Her eldest child, just five years old, believed her --- that night, soldiers had burst through their door, smashed up their house and beaten his mother. Through it all, she'd sat quietly, hiding his younger brother and baby sister under her long skirt. So she knew what was coming. And, with a resignation that is heartbreaking to imagine, she told her son not to be afraid.

But the boy didn't want to die. And when it was still dark, he slipped out of the house, stumbled across a muddy field and fell asleep, only to wake to the sounds of screaming, shouting and crying. He peered down --- and saw naked people lined in front of a pit and more waiting their turn.

Sixteen hundred people died in that two-day massacre near Belarus in 1941 or 1942.

Three of them were the boy's mother, brother and sister.

He knew because he watched Nazi troops shoot his mother and bayonet his baby brother and sister.

He bit his hand to keep from crying out.

And then he ran.

We are now on page 47 of "The Mascot."

There are 350 pages to go.

The form of the book is mostly talk, and the voice we mostly hear is that of Alex Kurzem, a retired television repairman living in Australia. He remembers just enough of his childhood to have bad nights. And more memories are coming back.

After decades of keeping a secret so large he can hardly believe it himself, he needs to tell his story, to know who he really is.

His designated listener and researcher: his son Mark, a scholar at Oxford.

Kurzem's survival is not his secret. What happened next is. For this tiny boy lived off berries and roots in the woods until soldiers --- possibly including the men who had killed his family --- found him. Once again, he narrowly avoided being killed. But this time, one soldier pretended the boy wasn't Jewish. He appointed the kid the troop's mascot. It seemed like an even trade. The soldiers took care of him, and the boy took care of them --- from his foraging in the woods, he knew that the most delicious strawberries were to be found under the bodies of the unburied dead.

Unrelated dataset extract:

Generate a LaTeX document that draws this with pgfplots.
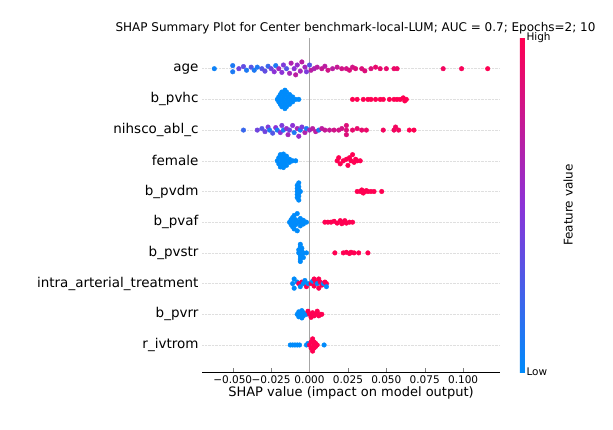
\documentclass[border=0pt]{standalone}
\usepackage{pgfplots}
\pgfplotsset{compat=1.18}
\usepackage{fontspec}
\setmainfont{DejaVu Sans}
\pgfplotstableread{
x y c
-0.062 10 0.05
-0.050 10.1 0.1
-0.050 9.9 0.1
-0.046 10 0.4
-0.043 10.07 0.35
-0.041 9.95 0.1
-0.038 10.05 0.3
-0.036 9.95 0.1
-0.034 10.05 0.1
-0.031 10 0.3
-0.029 9.92 0.35
-0.027 10.08 0.2
-0.025 10 0.4
-0.023 9.9 0.5
-0.022 10.1 0.1
-0.020 10 0.6
-0.018 9.88 0.5
-0.017 10.12 0.45
-0.015 10 0.3
-0.013 9.85 0.6
-0.012 10.18 0.65
-0.010 10 0.5
-0.009 9.8 0.7
-0.008 10.12 0.55
-0.006 9.92 0.6
-0.005 10.22 0.7
-0.003 10.05 0.6
-0.002 9.9 0.45
0.000 10.12 0.3
0.001 9.95 0.7
0.003 10 0.65
0.005 10.05 0.7
0.008 10 0.75
0.010 10.08 0.7
0.012 9.95 0.8
0.015 10 0.7
0.018 10.05 0.75
0.021 10 0.8
0.024 10 0.8
0.026 9.95 0.85
0.028 10.05 0.8
0.030 10 0.85
0.034 10 0.85
0.036 9.93 0.85
0.040 10 0.85
0.043 10.05 0.9
0.046 10 0.9
0.050 10 0.9
0.055 10 0.92
0.057 10 0.92
0.087 10 0.95
0.099 10 0.97
0.116 10 1
-0.021 9 0
-0.020 9.08 0
-0.020 8.92 0
-0.019 9.16 0
-0.019 8.84 0
-0.018 9 0
-0.018 9.24 0
-0.018 8.76 0
-0.017 9.08 0
-0.017 8.92 0
-0.016 9.16 0
-0.016 8.84 0
-0.016 9.3 0
-0.016 8.7 0
-0.015 9 0
-0.015 9.24 0
-0.015 8.76 0
-0.014 9.08 0
-0.014 8.92 0
-0.013 9.16 0
-0.013 8.84 0
-0.012 9 0
-0.011 9.08 0
-0.011 8.92 0
-0.009 9 0
-0.007 9 0
0.028 9 1
0.031 9 1
0.035 9 1
0.038 9 1
0.040 9 1
0.043 9 1
0.046 9 1
0.048 9 1
0.052 9 1
0.055 9 1
0.057 9 1
0.059 9 1
0.061 9.05 1
0.062 8.95 1
0.063 9 1
-0.043 8 0.2
-0.034 8 0.4
-0.031 8.05 0.3
-0.029 7.95 0.4
-0.027 8.1 0.45
-0.026 8 0.1
-0.024 7.9 0.3
-0.022 8.08 0.5
-0.021 8 0.1
-0.019 7.92 0.5
-0.018 8.15 0.45
-0.017 8 0.1
-0.015 8.05 0.55
-0.014 7.85 0.6
-0.013 8 0.4
-0.011 8.15 0.5
-0.010 7.92 0.1
-0.008 8.05 0.6
-0.007 7.8 0.55
-0.006 8 0.1
-0.005 8.1 0.45
-0.003 7.92 0.65
-0.002 8.05 0.1
0.000 8 0.6
0.002 8.05 0.7
0.004 7.95 0.7
0.006 8 0.1
0.008 8.05 0.7
0.010 8 0.75
0.013 8 0.75
0.016 8 0.8
0.019 8 0.8
0.021 8.05 0.8
0.024 8 0.85
0.024 8.15 0.85
0.024 7.85 0.85
0.028 8 0.9
0.031 8.05 0.9
0.034 8 0.9
0.037 8 0.92
0.048 8 0.95
0.055 8 0.95
0.056 8.1 0.95
0.058 8 0.95
0.065 8 1
0.068 8 1
-0.021 7 0
-0.020 7.1 0
-0.020 6.9 0
-0.019 7.2 0
-0.019 6.8 0
-0.018 7 0
-0.018 7.1 0
-0.018 6.9 0
-0.017 7.22 0
-0.017 6.78 0
-0.016 7 0
-0.016 7.1 0
-0.016 6.9 0
-0.015 7.15 0
-0.015 6.85 0
-0.014 7 0
-0.013 7.05 0
-0.013 6.95 0
-0.011 7 0
-0.009 7 0
0.018 7 1
0.019 7.1 1
0.020 6.9 1
0.022 7 1
0.024 7.05 1
0.025 6.85 1
0.026 7.1 1
0.027 7 1
0.028 7.2 1
0.029 6.95 1
0.030 7.05 1
0.031 7 1
0.033 7 1
-0.008 6 0
-0.008 6.1 0
-0.008 5.9 0
-0.008 6.2 0
-0.008 5.8 0
-0.007 6.05 0
-0.007 5.95 0
-0.007 6.15 0
-0.007 5.85 0
-0.007 6.28 0
-0.007 5.72 0
-0.006 6 0
0.031 6 1
0.033 6 1
0.034 6.05 1
0.035 5.95 1
0.036 6 1
0.037 6.03 1
0.038 6 1
0.040 6 1
0.042 6 1
0.047 6 1
-0.013 5 0
-0.012 5.08 0
-0.012 4.92 0
-0.011 5.15 0
-0.011 4.85 0
-0.010 5 0
-0.010 5.22 0
-0.010 4.78 0
-0.009 5.08 0
-0.009 4.92 0
-0.008 5.28 0
-0.008 4.72 0
-0.007 5 0
-0.006 5.12 0
-0.006 4.88 0
-0.005 5 0
-0.004 5.06 0
-0.004 4.94 0
-0.002 5 0
0.010 5 1
0.012 5 1
0.014 5 1
0.016 5.03 1
0.018 4.97 1
0.020 5.05 1
0.021 4.95 1
0.022 5 1
0.023 5.05 1
0.024 4.97 1
0.026 5 1
0.028 5 1
-0.007 4 0
-0.007 4.1 0
-0.006 3.9 0
-0.006 4.2 0
-0.006 3.8 0
-0.006 4.28 0
-0.006 3.72 0
-0.005 4.05 0
-0.005 3.95 0
-0.005 4.15 0
-0.004 3.85 0
-0.004 4 0
-0.002 4 0
0.0165 4 1
0.022 4 1
0.024 4.02 1
0.026 3.98 1
0.027 4.02 1
0.029 4 1
0.032 4 1
0.038 4 1
-0.011 3 0
-0.010 3.15 0
-0.010 2.85 0
-0.008 3.05 0
-0.007 3 1
-0.006 2.9 0
-0.005 3.05 1
-0.004 3 0
-0.003 3.1 0
-0.002 2.9 1
-0.001 3 0
0.001 3 1
0.002 3.08 0
0.003 2.92 1
0.004 3.05 1
0.005 3 0
0.006 3.15 1
0.006 2.85 1
0.007 3.05 1
0.008 2.95 1
0.009 3 0
0.010 3.05 1
0.011 3 1
0.011 2.9 0
0.003 3.15 1
-0.008 2 0
-0.007 2.08 0
-0.007 1.92 0
-0.006 2 0
-0.005 2.12 0
-0.005 1.88 0
-0.004 2.05 0
-0.004 1.95 0
-0.002 2 0
-0.001 2.1 1
0.000 2 1
0.001 1.9 1
0.002 2.05 1
0.003 1.95 1
0.004 2 1
0.005 2.1 1
0.006 1.95 1
0.007 2 1
0.008 2 1
-0.0125 1 0
-0.011 1 0
-0.0095 1 0
-0.008 1 0
-0.0065 1 0
-0.002 1 0
-0.001 1.05 0
0.000 1 1
0.001 1.1 1
0.001 0.9 1
0.002 1.2 1
0.002 0.8 1
0.003 1 1
0.003 1.1 1
0.003 0.9 1
0.004 1.05 1
0.004 0.95 1
0.005 1 1
0.0095 1 0
}\shap
\pgfplotsset{
  colormap={shap}{rgb255=(0,139,251) rgb255=(140,50,215) rgb255=(255,0,82)}
}
\begin{document}
\begin{tikzpicture}[x=1pt,y=1pt]
\useasboundingbox (0,0) rectangle (613,429);
\fill[white] (0,0) rectangle (613,429);
\begin{axis}[at={(202pt,57pt)}, anchor=south west,
  scale only axis, width=298pt, height=334pt,
  xmin=-0.070, xmax=0.124, ymin=0.12, ymax=11,
  axis x line*=bottom, axis y line*=left,
  y axis line style={draw=none},
  ytick={1,...,10},
  yticklabels={r\_ivtrom,b\_pvrr,intra\_arterial\_treatment,b\_pvstr,b\_pvaf,b\_pvdm,female,nihsco\_abl\_c,b\_pvhc,age},
  ytick style={draw=none},
  yticklabel style={font=\fontsize{13.5}{15}\selectfont},
  ymajorgrids, grid style={densely dotted, gray!25},
  xtick={-0.05,-0.025,0,0.025,0.05,0.075,0.1},
  xticklabels={−0.050,−0.025,0.000,0.025,0.050,0.075,0.100},
  xticklabel style={font=\fontsize{10.5}{12}\selectfont},
  xlabel={SHAP value (impact on model output)},
  xlabel style={font=\fontsize{13}{15}\selectfont, yshift=4pt},
  point meta min=0, point meta max=1,
  colormap name=shap,
  colorbar,
  colorbar style={at={(1.067,1)}, anchor=north west, width=5pt,
    ytick={0,1}, yticklabels={Low,High}, ytick style={draw=none},
    yticklabel style={font=\fontsize{10.5}{12}\selectfont, xshift=-2pt},
    axis line style={draw=none},
    ylabel={Feature value}, ylabel style={font=\fontsize{12}{14}\selectfont, yshift=-6pt}},
]
\addplot[gray!70, line width=1.2pt, forget plot] coordinates {(0,0.12) (0,11)};
\addplot[scatter, only marks, mark=*, mark size=2.3pt,
  scatter/use mapped color={draw=mapped color, fill=mapped color},
  point meta=explicit] table[x=x,y=y,meta=c] {\shap};
\end{axis}
\node[anchor=base west, font=\fontsize{12}{14}\selectfont] at (112pt,397pt) {SHAP Summary Plot for Center benchmark-local-LUM; AUC = 0.7; Epochs=2; 10};
\end{tikzpicture}
\end{document}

The soldiers created a new identity for their mascot --- now he was Uldis Kurzemnieks, lost son of a Russian pigherder, ripe for adoption by Nazi sympathizers. But the boy was adorable, his invented history irresistible; he was a propagandist's dream. So his life became more and more like a scene from a movie about the upper echelons of the Latvian Third Reich: women in expensive dresses and men in pristine uniforms cooing over a boy in a miniature Nazi uniform. He played his part; he knew what would happen if he said anything that wasn't consistent with the official narrative.

There is some discussion in these pages --- spurred largely by Holocaust groups that once considered this story a fiction --- whether Kurzem was a victim or a collaborator. What rot! He was 6, 7, 8. A mere boy; really, a puppet. How much of a conscience was he supposed to have developed at that age? More than the moral awareness of the millions of well-educated adults who did nothing, said nothing, while the Nazis rolled over their country?

Yes, Kurzem has trouble believing he's a Jew --- it's shocking to him that, once upon a time, he was a boy named Ilya Galperin, that he had a mother and father who loved him, that he had friends to play with. And, even as an adult, he finds excuses for the monsters that befriended him. It's entirely understandable to me.

Is "The Mascot" brilliantly written? No. It doesn't matter. The story suffices. And as it sweeps you forward and the revelations cascade, I dare you to think anything but the almost superhuman power of people --- some people, anyway --- to survive their lives.